Google also sued Uber, accusing it of stealing autonomous driving trade secrets. Levandowski was convicted but avoided jail time after receiving a pardon from President Donald Trump.
In his TBPN interview, Kalanick admitted the difficulty of leading Uber amid intense public scrutiny and “handling 100 headlines a day.”
“I thought, I just need to wake up every day, focus on work, and build,” he remembered. “So I stayed out of the spotlight.”
But that meant thousands of his employees couldn’t list the company’s name on their LinkedIn profiles—even though he’d picked a deliberately vague name, City Storage Systems, after initially considering “Super.”
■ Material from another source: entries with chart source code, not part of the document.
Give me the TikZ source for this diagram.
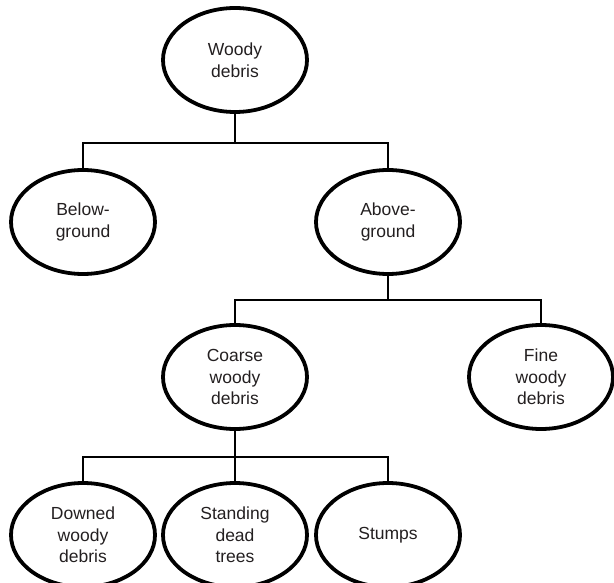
\documentclass[tikz,border=0pt]{standalone}
\usepackage{fontspec}
\setmainfont{Liberation Sans}
\usetikzlibrary{shapes.geometric}
\definecolor{txt}{HTML}{231F20}
\begin{document}
\begin{tikzpicture}[x=1pt,y=-1pt,
  oval/.style={ellipse, draw=black, line width=3.8pt, minimum width=144pt, minimum height=104pt,
    inner sep=0pt, align=center, text=txt, font=\fontsize{17.5}{21.5}\selectfont},
  conn/.style={draw=black, line width=2pt}]
\useasboundingbox (0,0) rectangle (614,583);
\node[oval] (wd) at (235,60) {Woody\\debris};
\node[oval] (bg) at (83,222) {Below-\\ground};
\node[oval] (ag) at (388,222) {Above-\\ground};
\node[oval] (cwd) at (235,377) {Coarse\\woody\\debris};
\node[oval] (fwd) at (541,377) {Fine\\woody\\debris};
\node[oval] (dwd) at (83,535) {Downed\\woody\\debris};
\node[oval] (sdt) at (235,535) {Standing\\dead\\trees};
\node[oval] (st) at (388,535) {Stumps};
\coordinate (j1) at (235,143);
\coordinate (j2) at (388,300);
\coordinate (j3) at (235,457);
\draw[conn] (wd.south) -- (j1);
\draw[conn] (bg.north) |- (j1) -| (ag.north);
\draw[conn] (ag.south) -- (j2);
\draw[conn] (cwd.north) |- (j2) -| (fwd.north);
\draw[conn] (cwd.south) -- (j3);
\draw[conn] (dwd.north) |- (j3) -| (st.north);
\draw[conn] (j3) -- (sdt.north);
\end{tikzpicture}
\end{document}
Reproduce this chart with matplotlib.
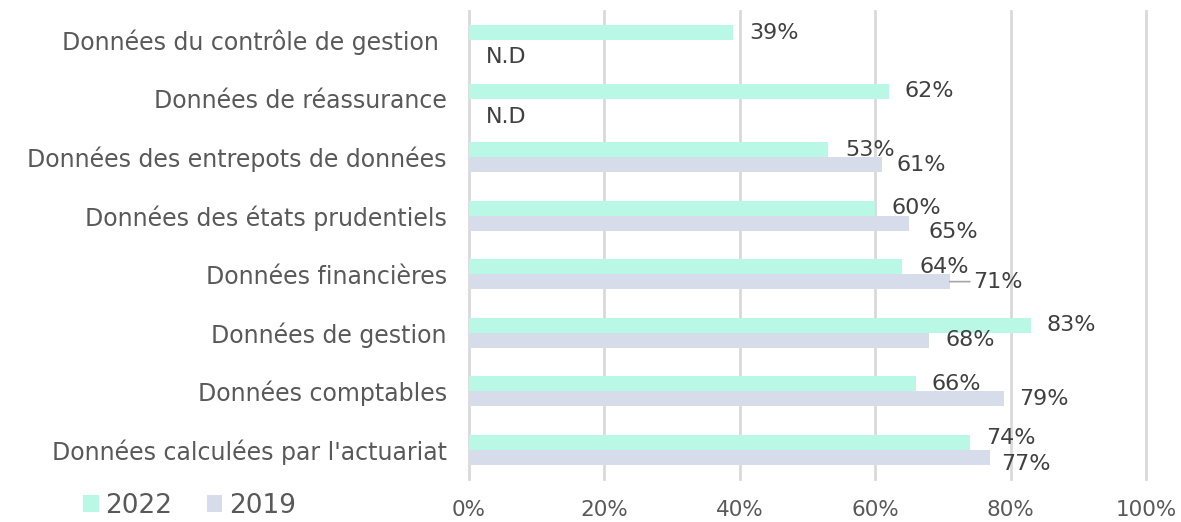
import matplotlib.pyplot as plt
import numpy as np

plt.rcParams['font.family'] = ['DejaVu Sans']

categories = ["Données du contrôle de gestion ", "Données de réassurance",
              "Données des entrepots de données", "Données des états prudentiels",
              "Données financières", "Données de gestion", "Données comptables",
              "Données calculées par l'actuariat"]
values_2022 = [39, 62, 53, 60, 64, 83, 66, 74]
values_2019 = [np.nan, np.nan, 61, 65, 71, 68, 79, 77]  # nan = N.D
ticks = [0, 20, 40, 60, 80, 100]

# label offsets in pixels (dx, dy), tweaked to follow the original layout
off_2022 = [(16, 0), (16, 0), (17, 0), (16, 0), (17, 0), (16, 0), (16, 0), (16, 4)]
off_2019 = [(17, -9), (17, -11), (15, 0), (19, -9), (23, 0), (16, 0), (15, 0), (11, -7)]

c22 = "#b9f8e4"
c19 = "#d6dce9"

fig = plt.figure(figsize=(11.81, 5.22), dpi=100)
ax = fig.add_axes([0.3971, 0.0824, 0.5733, 0.897])

y = np.arange(len(categories))
h = 0.256
ax.barh(y - h / 2, values_2022, height=h, color=c22, label="2022", zorder=2)
ax.barh(y + h / 2, np.nan_to_num(values_2019), height=h, color=c19, label="2019", zorder=2)

fs = 16
for i in range(len(categories)):
    v = values_2022[i]
    ax.annotate(f"{v}%", xy=(v, y[i] - h / 2), xytext=off_2022[i], textcoords="offset pixels",
                ha="left", va="center", fontsize=fs, color="#404040")
    v = values_2019[i]
    if np.isnan(v):
        ax.annotate("N.D", xy=(0, y[i] + h / 2), xytext=off_2019[i], textcoords="offset pixels",
                    ha="left", va="center", fontsize=fs, color="#404040")
    elif v == 71:
        ax.annotate(f"{v}%", xy=(v, y[i] + h / 2), xytext=off_2019[i], textcoords="offset pixels",
                    ha="left", va="center", fontsize=fs, color="#404040",
                    arrowprops=dict(arrowstyle="-", color="#a6a6a6", lw=1.2, shrinkA=0, shrinkB=0))
    else:
        ax.annotate(f"{v}%", xy=(v, y[i] + h / 2), xytext=off_2019[i], textcoords="offset pixels",
                    ha="left", va="center", fontsize=fs, color="#404040")

ax.set_xlim(0, 100)
ax.set_ylim(len(categories) - 0.5, -0.5)
ax.set_yticks(y)
ax.set_yticklabels(categories, fontsize=17, color="#595959")
ax.set_xticks(ticks)
ax.set_xticklabels([f"{t}%" for t in ticks], fontsize=15.5, color="#595959")
ax.tick_params(axis="y", length=0, pad=16)
ax.tick_params(axis="x", length=0, pad=15)
for s in ax.spines.values():
    s.set_visible(False)
ax.grid(axis="x", color="#d9d9d9", lw=2, zorder=0)
for gl in ax.get_xgridlines():
    gl.set_clip_on(False)
ax.set_axisbelow(True)

fig.legend(loc="lower left", bbox_to_anchor=(0.05, -0.04), frameon=False, ncol=2,
           fontsize=19, handlelength=0.6, handleheight=0.6, handletextpad=0.25,
           columnspacing=1.3, labelcolor="#595959")

plt.savefig("out.png", dpi=100)
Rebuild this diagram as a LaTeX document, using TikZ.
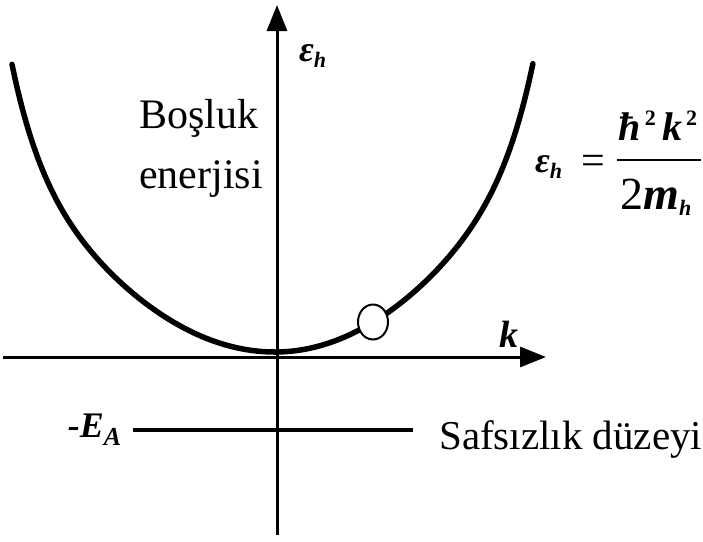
\documentclass[tikz,border=0pt]{standalone}
\usepackage{fontspec}
\setmainfont{Liberation Serif}
\usetikzlibrary{arrows.meta,shapes.geometric}
\begin{document}
\begin{tikzpicture}[x=1pt,y=-1pt,
  txt/.style={inner sep=0pt,font=\fontsize{42}{50}\selectfont},
  sym/.style={inner sep=0pt,font=\fontsize{38}{44}\selectfont\bfseries\itshape},
  axis/.style={line width=3pt,-{Triangle[length=26pt,width=20pt]}},
  band/.style={line width=5.5pt,line cap=round,line join=round}]
\useasboundingbox (0,0) rectangle (703,541);
\fill[white] (0,0) rectangle (703,541);
\coordinate (ybot) at (277,535);
\coordinate (ytop) at (277,5);
\coordinate (xl) at (3,357);
\coordinate (xr) at (546,357);
\draw[axis] (ybot) -- (ytop);
\draw[axis] (xl) -- (xr);
\draw[band] plot[domain=-1:0,samples=90,smooth] ({275+263*\x},{352-(200.6*\x*\x+87*(\x*\x)^5)});
\draw[band] plot[domain=0:1,samples=90,smooth] ({275+258*\x},{352-(206.3*\x*\x+82.6*(\x*\x)^5)});
\node[draw,line width=2pt,fill=white,ellipse,minimum width=30pt,minimum height=35pt,inner sep=0pt] (hole) at (373,322) {};
\coordinate (lvl1) at (133,430);
\coordinate (lvl2) at (413,430);
\draw[line width=4pt] (lvl1) -- (lvl2);
\node[txt,anchor=base west] (b1) at (139,128) {Boşluk};
\node[txt,anchor=base west] (b2) at (139,188) {enerjisi};
\node[txt,anchor=base west,font=\fontsize{41}{48}\selectfont] (saf) at (439,449) {Safsızlık düzeyi};
\node[sym,anchor=base east,font=\fontsize{36}{42}\selectfont\bfseries\itshape] (ea) at (122,437) {-E\textsubscript{\fontsize{26}{30}\selectfont A}};
\node[sym,anchor=base] (kl) at (509,347) {k};
\node[sym,anchor=base west,font=\fontsize{36}{42}\selectfont\bfseries\itshape] (eh) at (299,61) {ε\textsubscript{\fontsize{22}{26}\selectfont h}};
\node[sym,anchor=base west,font=\fontsize{36}{42}\selectfont\bfseries\itshape] (eq1) at (535,172) {ε\textsubscript{\fontsize{22}{26}\selectfont h}};
\node[txt,anchor=base] (eq) at (593,174) {=};
\node[sym,anchor=base,font=\fontsize{40}{46}\selectfont\bfseries\itshape] (num) at (658,140) {ħ\raisebox{15pt}{\fontsize{22}{26}\selectfont\upshape\,2}\,k\raisebox{15pt}{\fontsize{22}{26}\selectfont\upshape\,2}};
\draw[line width=2.5pt] (617,160) -- (701,160);
\node[txt,anchor=base,font=\fontsize{46}{52}\selectfont] (den) at (656,209) {2\textbf{\textit{m}}\textsubscript{\fontsize{22}{26}\selectfont\bfseries\itshape h}};
\end{tikzpicture}
\end{document}
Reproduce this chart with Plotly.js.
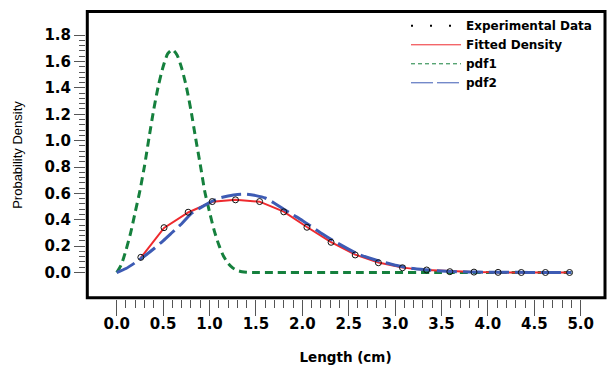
<!DOCTYPE html>
<html>
<head>
<meta charset="utf-8">
<script src="https://cdn.plot.ly/plotly-3.0.1.min.js"></script>
<style>html,body{margin:0;padding:0;background:#fff;}#chart{width:607px;height:369px;}</style>
</head>
<body>
<div id="chart"></div>
<script>
// Experimental data (open circles)
const expX = [0.26,0.51,0.77,1.03,1.28,1.54,1.80,2.05,2.31,2.57,2.82,3.08,3.34,3.59,3.85,4.11,4.36,4.62,4.88];
const expY = [0.115,0.340,0.457,0.538,0.551,0.538,0.460,0.343,0.229,0.133,0.074,0.036,0.019,0.006,0.003,0.001,0.000,0.000,0.000];
// Fitted density (red)
const fitX = [0.26,0.51,0.77,1.03,1.28,1.54,1.80,2.05,2.31,2.57,2.82,3.08,3.34,3.59,3.85,4.11,4.36,4.62,4.88];
const fitY = [0.112,0.338,0.455,0.536,0.552,0.537,0.462,0.345,0.231,0.135,0.075,0.037,0.018,0.008,0.003,0.001,0.000,0.000,0.000];
// pdf1 (green dashed)
const pdf1X = [0,0.05,0.1,0.15,0.2,0.25,0.3,0.35,0.4,0.45,0.5,0.55,0.6,0.65,0.7,0.75,0.8,0.85,0.9,0.95,1.0,1.05,1.1,1.15,1.2,1.25,1.3,1.35,1.4,1.5,2.5,3.5,4.9];
const pdf1Y = [0,0.06,0.17,0.30,0.46,0.62,0.81,1.03,1.24,1.42,1.56,1.66,1.69,1.65,1.55,1.41,1.23,1.02,0.82,0.61,0.46,0.32,0.21,0.125,0.07,0.035,0.015,0.006,0.002,0,0,0,0];
// pdf2 (blue long dash)
const pdf2X = [0,0.1,0.2,0.3,0.4,0.5,0.6,0.7,0.8,0.9,1.0,1.1,1.2,1.3,1.4,1.5,1.6,1.7,1.8,1.9,2.0,2.2,2.4,2.6,2.8,3.0,3.2,3.4,3.6,3.8,4.0,4.3,4.6,4.9];
const pdf2Y = [0,0.03,0.075,0.125,0.18,0.24,0.305,0.37,0.445,0.49,0.53,0.563,0.58,0.592,0.594,0.583,0.565,0.525,0.48,0.437,0.395,0.30,0.215,0.14,0.093,0.055,0.03,0.016,0.008,0.004,0.002,0.001,0,0];

const xTickVals = [0,0.5,1,1.5,2,2.5,3,3.5,4,4.5,5];
const xTickText = ['0.0','0.5','1.0','1.5','2.0','2.5','3.0','3.5','4.0','4.5','5.0'];
const yTickVals = [0,0.2,0.4,0.6,0.8,1.0,1.2,1.4,1.6,1.8];
const yTickText = ['0.0','0.2','0.4','0.6','0.8','1.0','1.2','1.4','1.6','1.8'];
const seriesNames = ['Experimental Data','Fitted Density','pdf1','pdf2'];

const xMinor = [];
for (let k = 0; k <= 50; k++) { if (k % 5 !== 0) xMinor.push(k / 10); }
const yMinor = [];
for (let k = 0; k <= 45; k++) { if (k % 5 !== 0) yMinor.push(k * 4 / 100); }

const RED = '#ee2a2e', GREEN = '#15803d', BLUE = '#3d5bb4';
const tickFont = {family: 'DejaVu Sans', size: 15, weight: 'bold', color: '#000'};

const traces = [
  {x: pdf1X, y: pdf1Y, mode: 'lines', name: seriesNames[2], legendgroup: 'p1', showlegend: false,
   line: {color: GREEN, width: 3, dash: '8px,5px', shape: 'spline', smoothing: 0.6}},
  {x: fitX, y: fitY, mode: 'lines', name: seriesNames[1], legendgroup: 'fit', showlegend: false,
   line: {color: RED, width: 2}},
  {x: pdf2X, y: pdf2Y, mode: 'lines', name: seriesNames[3], legendgroup: 'p2', showlegend: false,
   line: {color: BLUE, width: 3, dash: '20px,6px', shape: 'spline', smoothing: 0.6}},
  {x: expX, y: expY, mode: 'markers', name: seriesNames[0], showlegend: false, legendgroup: 'exp',
   cliponaxis: false,
   marker: {symbol: 'circle-open', size: 6, color: '#111', line: {width: 1}}},
  // legend entries (thin symbols as in the reference legend)
  {x: [null], y: [null], mode: 'lines', name: seriesNames[0], legendgroup: 'exp', legendrank: 1,
   line: {color: '#000', width: 2, dash: '2px,17px'}},
  {x: [null], y: [null], mode: 'lines', name: seriesNames[1], legendgroup: 'fit', legendrank: 2,
   line: {color: RED, width: 1}},
  {x: [null], y: [null], mode: 'lines', name: seriesNames[2], legendgroup: 'p1', legendrank: 3,
   line: {color: GREEN, width: 1, dash: '4px,3px'}},
  {x: [null], y: [null], mode: 'lines', name: seriesNames[3], legendgroup: 'p2', legendrank: 4,
   line: {color: BLUE, width: 1, dash: '22px,4px'}}
];

const layout = {
  width: 607, height: 369,
  margin: {l: 86, r: 2, t: 11, b: 70, pad: 0},
  paper_bgcolor: '#fff', plot_bgcolor: '#fff',
  showlegend: true,
  legend: {x: 0.6166, y: 0.999, xanchor: 'left', yanchor: 'top', bgcolor: 'rgba(0,0,0,0)',
           itemwidth: 50, traceorder: 'normal', tracegroupgap: 0,
           font: {family: 'DejaVu Sans', size: 12, weight: 'bold', color: '#000'}},
  xaxis: {
    range: [-0.331, 5.262], showgrid: false, zeroline: false, showline: false,
    tickmode: 'array', tickvals: xTickVals, ticktext: xTickText,
    ticks: 'outside', ticklen: 16, tickwidth: 1, tickcolor: '#555',
    ticklabelstandoff: -5,
    tickfont: tickFont,
    minor: {tickmode: 'array', tickvals: xMinor, ticks: 'outside', ticklen: 8, tickwidth: 1, tickcolor: '#555', showgrid: false},
    title: {text: 'Length (cm)', standoff: 20, font: {family: 'DejaVu Sans', size: 13.5, weight: 'bold', color: '#000'}}
  },
  yaxis: {
    range: [-0.201, 1.983], showgrid: false, zeroline: false, showline: false,
    tickmode: 'array', tickvals: yTickVals, ticktext: yTickText,
    ticks: 'outside', ticklen: 11, tickwidth: 1, tickcolor: '#555',
    tickfont: tickFont,
    minor: {tickmode: 'array', tickvals: yMinor, ticks: 'outside', ticklen: 6, tickwidth: 1, tickcolor: '#555', showgrid: false},
    title: {text: 'Probability Density', standoff: 18, font: {family: 'Liberation Sans', size: 13, color: '#000'}}
  },
  shapes: [
    {type: 'rect', xref: 'paper', yref: 'paper', x0: 0.0025, x1: 1.0, y0: 0.004, y1: 0.998,
     line: {color: '#000', width: 3}, fillcolor: 'rgba(0,0,0,0)', layer: 'above'}
  ]
};

Plotly.newPlot('chart', traces, layout, {displayModeBar: false, staticPlot: true});
</script>
</body>
</html>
Instead, he opted for “full underground, full stealth”—which posed challenges when hiring for the startup.
“With a name like City Storage Systems, people ask, ‘Do you just have boxes in parking lots?’” Kalanick said.
But he noted there are benefits to staying stealth for so long—including having, in his words, “the best recruiters in the world.”
Staying under the radar also draws a specific kind of employee and fosters a more progress-driven, selfless culture.
“When you build a culture around that, you end up with a culture of builders,” Kalanick explained. “You cultivate a team of people who want to create and don’t need fame for their work—that’s essentially emotional intelligence.”